New Page 1
DAYTON, Ohio — Officials at
NCR Corp. announced Jan. 11 that they plan
to cut 1,200 jobs as part of a realignment strategy that aims to improve the
company’s global ATM manufacturing efficiency.
“This restructuring will strengthen NCR’s global
order fulfillment capabilities to better meet customer expectations and needs
within this ever-changing market,” said Bill Nuti, NCR’s president and chief
executive, in a company statement. “The realignment should enable meaningful
cost reduction as we optimize our manufacturing operations by improving
absorption across geographies and strategically outsourcing to contract
manufacturers where the company can reap economies of scale.”
NCR would not say with which companies it is negotiating
— only that financial self-service equipment is not their primary business. But
it did say the move is not expected to have an impact on any of its ATM product
lines.
NCR’s Dundee, Scotland, plant is taking the
biggest hit, with 650 expected job cuts. And the ATM manufacturing facility in
Waterloo, Canada, will likely drop 450 employees.
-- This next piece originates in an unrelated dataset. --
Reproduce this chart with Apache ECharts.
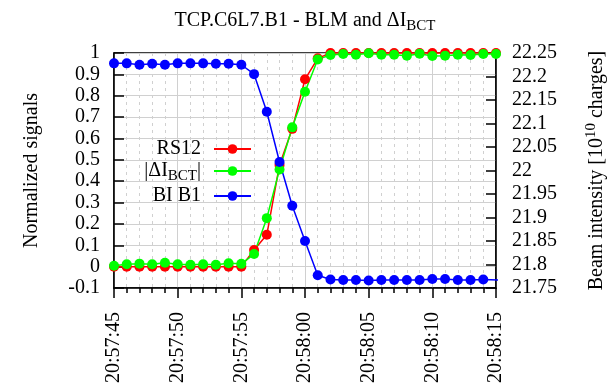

NCR’s Carrollton, Texas, and Sao Paulo, Brazil,
plants have been spared the brunt of the layoffs — 32 of Carrollton’s 72 jobs
are expected to be axed, while about 60 are expected to be cut in Sao Paulo.
“Managing three separate factories (in the
Americas) is hard to manage,” said Bob Tramontano, NCR’s vice president of
Self-Service. “We feel very sure of our capability to manage each of the
(contract) sites to make sure the customer knows he is getting the highest
quality from NCR.”
Each of the three Americas facilities will retain
research-and-development, project-management and marketing departments. Only the
operations side will be scaled back, Tramontano said.
Those same departments will continue operating out
of Dundee, but the operations side — logistics, supply-line management,
manufacturing, etc. — will be moved to NCR’s facilities in India, Budapest and
China.
“We can have better efficiency, and that
efficiency can be passed on to our customers in better lead time,” Tramontano
said. “So by combining our capacity it allows us to have greater volume, so we
should be able to have better flexibility to respond to our customers.”
Dundee will continue to manufacture a handful of
NCR’s more complex financial self-service products, he added, but most
operations are being realigned.
NCR is expected to release more details about the
financial impact the new ATM-manufacturing plan will have on company revenue
Jan. 25 during its fourth-quarter earnings call.